When some people are away it feels pleasurable. The reason for which it feels pleasant is that they are loud. They will use the phone and have a full conversation when a three sentence e-mail will be enough. They will posture and show off rather than consider that not everyone in the open plan office needs to hear them pontificate for a quarter of an hour or more.

During the pandemic I noticed that people like to yell on their phones, rather than speak quietly. They speak to be clear, which is commendable, but they speak with such loudness that you hear it next door. You might think “So what? That’s apartment life” but that is precisely the point. If everyone yells on their phones then privacy is dead.

Privacy is not just about people listening to our conversations or what we are doing. Privacy is the intimacy of silence. If children play and behave in a noisy manner, if music festivals play their music too loud, if people yell rather than converse on their phones, then the intimacy of silence is lost, for the imposition of noise pollution.

Noise pollution enocourages me to go out. I went out partially because I thought, “Since A is home and he’s a phone using extrovert I will hear loud speaking on the phone so I might as well be out.” I was out until a few minutes ago, and within seconds I heard someone speaking loudly on a phone and thought “when this person is around I should flee.”

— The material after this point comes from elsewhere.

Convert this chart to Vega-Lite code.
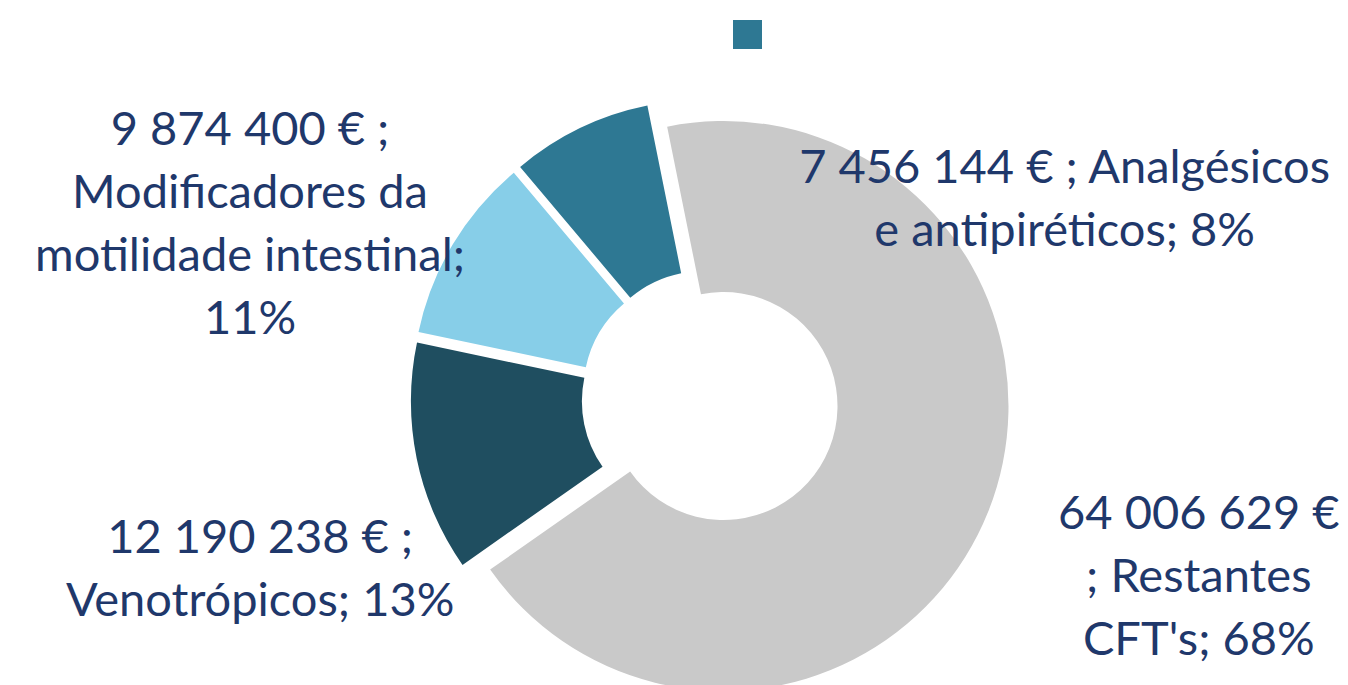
{
  "$schema": "https://vega.github.io/schema/vega-lite/v6.json",
  "width": 1276,
  "height": 574,
  "autosize": "none",
  "padding": {"left": 72, "top": 111, "right": 0, "bottom": 0},
  "background": "white",
  "view": {"stroke": null},
  "data": {
    "values": [
      {"cat": "Restantes", "value": 64006629, "label": "64 006 629 €\n; Restantes\nCFT's; 68%"},
      {"cat": "Venotrópicos", "value": 12190238, "label": "12 190 238 € ;\nVenotrópicos; 13%"},
      {"cat": "Modificadores", "value": 9874400, "label": "9 874 400 € ;\nModificadores da\nmotilidade intestinal;\n11%"},
      {"cat": "Analgésicos", "value": 7456144, "label": "7 456 144 € ; Analgésicos\ne antipiréticos; 8%"}
    ]
  },
  "encoding": {
    "theta": {"field": "value", "type": "quantitative", "stack": true, "scale": {"range": [-0.199, 6.0842]}},
    "order": {"field": "value", "type": "quantitative", "sort": "descending"},
    "color": {
      "field": "cat",
      "type": "nominal",
      "scale": {
        "domain": ["Restantes", "Venotrópicos", "Modificadores", "Analgésicos"],
        "range": ["#c9c9c9", "#1f4e60", "#87cee8", "#2e7893"]
      },
      "legend": {
        "values": ["Analgésicos"],
        "labelExpr": "''",
        "title": null,
        "orient": "none",
        "legendX": 661,
        "legendY": -91,
        "padding": 0,
        "symbolType": "square",
        "symbolSize": 841,
        "symbolStrokeWidth": 0,
        "symbolOpacity": 1
      }
    }
  },
  "layer": [
    {
      "mark": {"type": "arc", "outerRadius": 285, "innerRadius": 114, "xOffset": 13.5, "yOffset": 8},
      "encoding": {"opacity": {"condition": {"test": "datum.cat === 'Restantes'", "value": 1}, "value": 0}}
    },
    {
      "mark": {"type": "arc", "outerRadius": 285, "innerRadius": 114, "xOffset": -14.1, "yOffset": 3.3},
      "encoding": {"opacity": {"condition": {"test": "datum.cat === 'Venotrópicos'", "value": 1}, "value": 0}}
    },
    {
      "mark": {"type": "arc", "outerRadius": 285, "innerRadius": 114, "xOffset": -12.6, "yOffset": -7.3},
      "encoding": {"opacity": {"condition": {"test": "datum.cat === 'Modificadores'", "value": 1}, "value": 0}}
    },
    {
      "mark": {"type": "arc", "outerRadius": 285, "innerRadius": 114, "xOffset": -6.3, "yOffset": -13.1},
      "encoding": {"opacity": {"condition": {"test": "datum.cat === 'Analgésicos'", "value": 1}, "value": 0}}
    },
    {
      "mark": {"type": "text", "radius": 521, "dx": 5, "dy": -76.5, "font": "Lato", "fontSize": 47, "lineBreak": "\n", "lineHeight": 63, "align": "center", "baseline": "middle"},
      "encoding": {
        "color": {"value": "#1f386b"},
        "text": {"condition": {"test": "datum.cat === 'Restantes'", "field": "label", "type": "nominal"}, "value": ""}
      }
    },
    {
      "mark": {"type": "text", "radius": 475, "dx": 15.5, "dy": 45.5, "font": "Lato", "fontSize": 47, "lineBreak": "\n", "lineHeight": 63, "align": "center", "baseline": "middle"},
      "encoding": {
        "color": {"value": "#1f386b"},
        "text": {"condition": {"test": "datum.cat === 'Venotrópicos'", "field": "label", "type": "nominal"}, "value": ""}
      }
    },
    {
      "mark": {"type": "text", "radius": 483, "dx": -45.5, "dy": -18.5, "font": "Lato", "fontSize": 47, "lineBreak": "\n", "lineHeight": 63, "align": "center", "baseline": "middle"},
      "encoding": {
        "color": {"value": "#1f386b"},
        "text": {"condition": {"test": "datum.cat === 'Modificadores'", "field": "label", "type": "nominal"}, "value": ""}
      }
    },
    {
      "mark": {"type": "text", "radius": 300, "dx": 485, "dy": 41.5, "font": "Lato", "fontSize": 47, "lineBreak": "\n", "lineHeight": 63, "align": "center", "baseline": "middle"},
      "encoding": {
        "color": {"value": "#1f386b"},
        "text": {"condition": {"test": "datum.cat === 'Analgésicos'", "field": "label", "type": "nominal"}, "value": ""}
      }
    }
  ]
}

The pandemic made me sensitive to noise pollution, especially construction works, and people speaking loudly, and selfishly. The problem is that I am a single person who doesn’t listen to music, and when I do listen to things it’s usually podcasts, or tv shows, via earphones. I rarely speak, rarely yell, rarely speak on the phone, so I hear noise pollution, because I make little of my own.

For years now I have planned my walks around fleeing noise pollution. I know that at a certain time of day certain types of people are noisy, so I flee. The alternative is the fan I use for white noise. It’s running now.

The irony is that I was sitting in the car waiting for it to get to eighty percent for half an hour or more, and I got home and thought “I should have waited until it reached one hundred percent.

In the end what I would like is mobile phones that don’t encourage people to speak loudly, and buildings that are sound proofed against male voices. They’re soundproofed against shower noises, toilet flushes and more, but not the human male voice. This should be the next step.